Bagi corona, yang penting adalah apa
yang dilakukan saat orang pulang kampung dan mudik. Pulang kampung adalah
pergerakan orang dari kota ke desa. Mudik adalah pergerakan orang menuju udik
yang diartikan desa atau kampung. Apa yang beda? Pergerakan orang itu bisa
lewat jalan darat, laut, dan udara. Kenapa kalau mudik dilarang membawa mobil
sendiri, tak boleh lewat jalan tol, tak ada angkutan umum dan kereta api?
Kenapa kalau pulang kampung bebas? Apakah corona bisa memilih yang mana
ditulari, yang mudik apa yang pulang kampung?
Istilah pulang kampung dan mudik jangan-jangan
untuk menutupi kelemahan pendataan pergerakan penduduk di negeri yang luas ini.

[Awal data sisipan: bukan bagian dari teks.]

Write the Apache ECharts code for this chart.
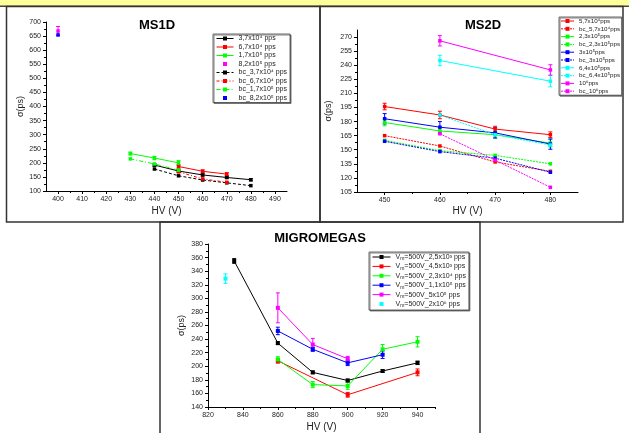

Jadi tak ada urusan dengan wabah corena. Banyak orang desa yang mengadu nasib
ke kota, berdempet-dempet di rumah petak yang sewanya murah. Keluarga ditinggal
di kampung. Mereka tidak pindah domisili dengan berganti kartu tanda penduduk. Mereka
pulang secara berkala. Pergerakan itu disebut pulang kampung, seperti juga disampaikan
oleh Presiden Joko Widodo dalam sebuah acara talk show di televisi,.
Lalu, ada orang desa yang merantau ke
kota dengan ketrampilan lebih dan bisa mendapatkan pekerjaan bagus. Mereka
memboyong keluarganya, membangun rumah sendiri dan anak-anaknya bersekolah di
kota. Data kependudukan mereka pun berpindah. Nah, mereka ini suatu saat, pada
hari yang tepat seperti lebaran, menengok kampung halamannya, bertemu keluarga
dan bersilaturahmi. Mereka disebut mudik.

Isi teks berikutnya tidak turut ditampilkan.